Mas pior que ter o primo era ter que ir na escola. Era estranho, mas tinha alguma coisa naquele sino da escola. Na praca, o sino da igreja cantava as horas tao bonito, e as horas passavam tao rapido, que parecia uma melodia sem fim, uma hora cantada depois da outra. Na escola o sino so berrava, berrava no ouvido dos alunos quanto tempo faltava pra saida.
Aquele dia a mae disse que ele nao precisava de escola, e ele nem tinha pedido. Falou pra ele ir pra praca com o primo.

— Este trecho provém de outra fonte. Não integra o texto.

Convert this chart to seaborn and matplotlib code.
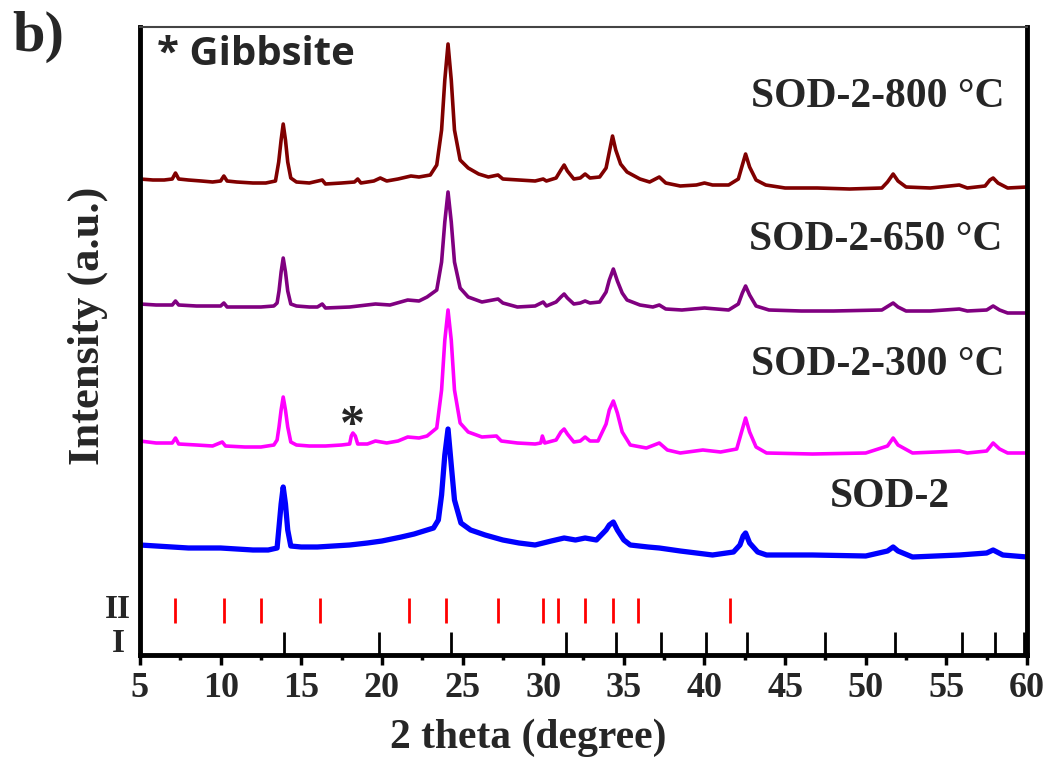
import numpy as np
import pandas as pd
import matplotlib
matplotlib.use("Agg")
import matplotlib.pyplot as plt
import seaborn as sns
from matplotlib.ticker import MultipleLocator

# ---------------- data ----------------
samples = ["SOD-2-800 °C", "SOD-2-650 °C", "SOD-2-300 °C", "SOD-2"]
colors = ["#800000", "#800080", "#FF00FF", "#0000FF"]
offsets = [465, 340, 200, 95]          # stacking offsets (a.u.)

theta_800 = [5.0, 5.8, 6.5, 7.0, 7.2, 7.4, 8.0, 8.8, 9.5, 10.0, 10.2, 10.4, 11.0, 12.0, 12.8,
             13.4, 13.6, 13.75, 13.88, 14.02, 14.16, 14.35, 14.7, 15.5, 16.3, 16.5, 17.5, 18.3,
             18.5, 18.7, 19.5, 19.9, 20.3, 21.0, 21.8, 22.3, 23.0, 23.4, 23.7, 23.9, 24.1, 24.3,
             24.5, 24.85, 25.35, 26.0, 26.6, 27.2, 27.5, 28.5, 29.5, 30.0, 30.2, 30.8, 31.1, 31.3,
             31.5, 31.9, 32.3, 32.6, 32.9, 33.5, 33.9, 34.1, 34.3, 34.5, 34.8, 35.2, 36.0, 36.6,
             37.2, 37.6, 38.5, 39.5, 40.0, 40.5, 41.5, 42.1, 42.35, 42.55, 42.8, 43.2, 43.8, 45.0,
             47.0, 49.0, 51.0, 51.35, 51.7, 52.0, 52.5, 54.0, 55.8, 56.3, 57.4, 57.7, 57.9, 58.2,
             58.8, 60.0]
int_800 = [11, 10, 10, 11, 17, 11, 10, 9, 8, 9, 14, 9, 8, 7, 7,
           9, 28, 50, 66, 50, 28, 12, 8, 7, 10, 6, 7, 8,
           11, 7, 9, 12, 9, 11, 14, 13, 15, 25, 60, 110, 146, 110,
           60, 30, 22, 16, 13, 15, 11, 10, 9, 11, 9, 12, 20, 25,
           19, 11, 12, 16, 12, 13, 22, 38, 54, 40, 26, 18, 11, 8,
           13, 7, 4, 5, 7, 5, 5, 11, 25, 36, 23, 10, 5, 2,
           2, 1, 2, 8, 16, 9, 3, 2, 5, 2, 4, 10, 12, 7,
           2, 3]

theta_650 = [5.0, 6.0, 7.0, 7.2, 7.4, 8.5, 10.0, 10.2, 10.4, 11.5, 12.5, 13.3, 13.5, 13.62, 13.75,
             13.88, 14.02, 14.16, 14.35, 14.7, 15.5, 16.0, 16.3, 16.5, 18.0, 19.6, 20.5, 21.6,
             22.3, 22.8, 23.4, 23.7, 23.9, 24.1, 24.3, 24.5, 24.85, 25.35, 26.2, 27.2, 27.5, 28.4,
             29.5, 30.0, 30.2, 30.8, 31.1, 31.3, 31.5, 31.9, 32.3, 32.6, 32.9, 33.5, 33.9, 34.1,
             34.35, 34.6, 34.9, 35.2, 36.0, 36.8, 37.2, 37.6, 38.6, 40.0, 41.5, 42.1, 42.35, 42.55,
             42.8, 43.2, 44.0, 46.0, 48.0, 51.0, 51.4, 51.7, 52.0, 52.5, 54.0, 55.8, 56.3, 57.5,
             57.9, 58.3, 58.8, 60.0]
int_650 = [11, 10, 10, 14, 10, 9, 9, 12, 8, 8, 8, 9, 12, 24, 43,
           57, 43, 24, 11, 9, 8, 8, 11, 7, 8, 11, 10, 15,
           14, 18, 25, 53, 93, 123, 93, 53, 27, 18, 13, 16, 12, 8,
           9, 13, 9, 13, 18, 21, 17, 11, 12, 14, 12, 13, 23, 35,
           46, 34, 22, 15, 10, 8, 10, 6, 5, 7, 5, 11, 22, 29,
           20, 9, 5, 4, 4, 5, 9, 12, 8, 4, 4, 6, 4, 5,
           9, 5, 2, 2]

theta_300 = [5.0, 6.0, 7.0, 7.2, 7.4, 8.5, 9.5, 10.1, 10.3, 11.5, 12.5, 13.3, 13.5, 13.62, 13.75,
             13.88, 14.02, 14.16, 14.35, 14.7, 15.5, 16.5, 17.5, 18.0, 18.1, 18.2, 18.35, 18.5,
             19.1, 19.6, 20.3, 21.0, 21.6, 22.3, 22.8, 23.4, 23.7, 23.9, 24.1, 24.3, 24.5, 24.85,
             25.35, 26.2, 27.1, 27.4, 28.4, 29.5, 29.85, 29.95, 30.1, 30.8, 31.1, 31.3, 31.5, 31.9,
             32.3, 32.6, 32.9, 33.4, 33.9, 34.1, 34.35, 34.6, 34.9, 35.4, 36.4, 37.2, 37.7, 38.5,
             39.9, 41.0, 42.0, 42.3, 42.55, 42.8, 43.2, 43.85, 46.7, 50.0, 51.35, 51.7, 52.0, 52.9,
             55.8, 56.3, 57.5, 57.9, 58.3, 58.8, 60.0]
int_300 = [14, 12, 12, 17, 11, 10, 9, 13, 9, 8, 8, 10, 15, 28, 45,
           58, 45, 28, 13, 10, 9, 9, 10, 11, 19, 22, 19, 11,
           11, 14, 12, 14, 18, 17, 19, 27, 65, 115, 145, 115, 65, 32,
           23, 18, 19, 14, 12, 11, 12, 19, 12, 15, 23, 26, 21, 13,
           14, 18, 14, 14, 31, 45, 54, 42, 23, 10, 7, 12, 5, 2,
           5, 3, 6, 23, 37, 23, 8, 2, 1, 2, 9, 17, 10, 2,
           4, 2, 4, 12, 6, 2, 2]

theta_sod = [5.0, 6.0, 7.0, 8.0, 9.0, 10.0, 11.0, 12.0, 12.95, 13.5, 13.62, 13.75, 13.88, 14.02,
             14.16, 14.35, 15.0, 16.0, 17.0, 18.0, 19.1, 20.0, 21.2, 22.0, 23.2, 23.5, 23.7, 23.9,
             24.1, 24.3, 24.5, 24.9, 25.5, 26.4, 27.5, 28.5, 29.5, 30.5, 31.3, 32.0, 32.6, 33.3,
             33.9, 34.1, 34.35, 34.6, 35.0, 35.4, 36.5, 37.2, 38.5, 40.5, 41.8, 42.2, 42.4, 42.55,
             42.8, 43.3, 43.85, 46.7, 50.0, 51.35, 51.7, 52.0, 52.9, 55.8, 57.5, 57.9, 58.5, 60.0]
int_sod = [15, 14, 13, 12, 12, 12, 11, 10, 10, 12, 33, 56, 73, 56,
           30, 14, 13, 13, 14, 15, 17, 19, 23, 26, 32, 40, 65, 105,
           131, 95, 60, 37, 30, 25, 20, 17, 15, 19, 22, 20, 22, 20,
           30, 35, 38, 30, 20, 15, 13, 12, 9, 5, 8, 15, 24, 27,
           17, 8, 5, 5, 4, 9, 13, 9, 3, 5, 7, 10, 5, 3]

# reference patterns (stick positions)
ref_II = [7.2, 10.2, 12.5, 16.15, 21.7, 24.0, 27.2, 30.0, 30.9, 32.6, 34.3, 35.9, 41.6]
ref_I = [13.9, 19.8, 24.3, 31.4, 34.5, 37.3, 40.1, 42.65, 47.45, 51.8, 56.0, 58.0, 59.8]
gibbsite_peak = (18.2, 22)   # on the SOD-2-300 °C pattern
xticks = [5, 10, 15, 20, 25, 30, 35, 40, 45, 50, 55, 60]

# ---------------- figure ----------------
sns.set_style("ticks")
plt.rcParams["font.family"] = ["Liberation Serif", "DejaVu Serif"]
plt.rcParams["font.weight"] = "bold"

W, H = 1053, 757
fig = plt.figure(figsize=(W / 100, H / 100), dpi=100)
ax = fig.add_axes([140 / W, 102 / H, 887 / W, 628 / H])

thetas = [theta_800, theta_650, theta_300, theta_sod]
ints = [int_800, int_650, int_300, int_sod]
frames = []
for name, t, i, off in zip(samples, thetas, ints, offsets):
    frames.append(pd.DataFrame({"theta": t, "intensity": np.array(i, float) + off, "sample": name}))
df = pd.concat(frames, ignore_index=True)

sns.lineplot(data=df, x="theta", y="intensity", hue="sample", hue_order=samples,
             palette=colors, sort=False, estimator=None, linewidth=2.6,
             legend=False, ax=ax)
for ln, c in zip(ax.lines, colors):
    ln.set_solid_joinstyle("round")
    ln.set_solid_capstyle("round")
    if c == "#0000FF":
        ln.set_linewidth(3.8)

# stick patterns
ax.vlines(ref_II, 32, 57, color="#FF0000", linewidth=2.0)
ax.vlines(ref_I, 0, 23, color="black", linewidth=2.0)

ax.set_xlim(5, 60)
ax.set_ylim(0, 628)
ax.set_yticks([])
ax.set_xticks(xticks)
ax.xaxis.set_minor_locator(MultipleLocator(2.5))
ax.tick_params(axis="x", which="major", direction="out", length=7, width=2.5,
               labelsize=26, pad=5, color="black")
ax.tick_params(axis="x", which="minor", direction="out", length=3.5, width=2.5, color="black")
for lab in ax.get_xticklabels():
    lab.set_fontweight("bold")
ax.set_xlabel("")
ax.set_ylabel("")

for s in ["left", "bottom", "right"]:
    ax.spines[s].set_linewidth(3.5)
    ax.spines[s].set_color("black")
ax.spines["top"].set_linewidth(1.5)
ax.spines["top"].set_color("#444444")

# sample labels
ax.text(58.63, 547.7, samples[0], ha="right", va="baseline", fontsize=30, fontweight="bold")
ax.text(58.45, 405, samples[1], ha="right", va="baseline", fontsize=30, fontweight="bold")
ax.text(58.63, 280, samples[2], ha="right", va="baseline", fontsize=30, fontweight="bold")
ax.text(51.5, 148, samples[3], ha="center", va="baseline", fontsize=30, fontweight="bold")

# gibbsite marker
ax.annotate("*", xy=(gibbsite_peak[0], gibbsite_peak[1] + offsets[2]), xytext=(0, -4),
            textcoords="offset points", ha="center", va="baseline",
            fontsize=36, fontweight="bold")

# legend-like note
fig.text(157 / W, 1 - 65 / H, "* Gibbsite", ha="left", va="baseline",
         fontsize=29, fontweight="bold", family=["Open Sans", "DejaVu Sans"])

# panel label
fig.text(12 / W, 1 - 51 / H, "b)", ha="left", va="baseline", fontsize=42, fontweight="bold")

# stick labels
fig.text(118 / W, 1 - 609 / H, "II", ha="center", va="center", fontsize=24, fontweight="bold")
fig.text(118 / W, 1 - 644 / H, "I", ha="center", va="center", fontsize=24, fontweight="bold")

# axis titles
fig.text(528 / W, 1 - 738 / H, "2 theta (degree)", ha="center", va="center",
         fontsize=30, fontweight="bold")
fig.text(88 / W, 1 - 326 / H, "Intensity (a.u.)", ha="center", va="center",
         rotation=90, fontsize=32, fontweight="bold")

fig.savefig("out.png", dpi=100)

Ela e a tia estavam na cozinha com os olhos molhados, pareciam que nao queriam crianca perto, entao ele foi. Talvez fosse por causa da visita, ele viu que chegou o homem de branco no quarto da vo, era tao de manha que o sol nem tinha saido ainda. O homem ele conhecia, ele tinha um aparelho de ouvir coracao e dava bala. Foi ele que falou pra mae ligar pra tia, a mae sempre obedece o que ele diz, mesmo que ele mande comprar xarope.
Ele ainda dormia quando a tia chegou, entao de manha achou o primo sozinho na sala com a teve ligada e nao entendeu coisa nenhuma. Estava na cozinha comendo bolacha quando a mae veio e deu um abraco, um abraco muito molhado. Parecia ate domingo, a casa foi ficando cheia de parente quando ele e o primo foram brincar.
Foi quando soaram as tres horas que ele pensou em tudo isso, e pensou de ir ver se a mae e a tia ja podiam contar porque elas tinham que ligar pra tanta gente e fazer tanto cafe naquele dia. Se as duas nao quisessem ver crianca, ele podia ficar com a vo. Podia ver os dedos dela enrolarem o trico e rir dos barulhos que ela fazia dormindo. Ela andava dormindo mais e mais, e quanto mais ela dormia, menos mimo ela fazia, e o menino ficava triste sem saber porque. Foi quando soaram as tres horas que ele pensou em ver a vo. "Sera que ela vai fazer bolinho hoje?"
Entao puxou o primo pra casa, antes que pudesse lembrar da praca, do sino, do tempo ou das coisas que se perdem quando os minutos se vao. Porque dessas coisas ele ainda nem sabia.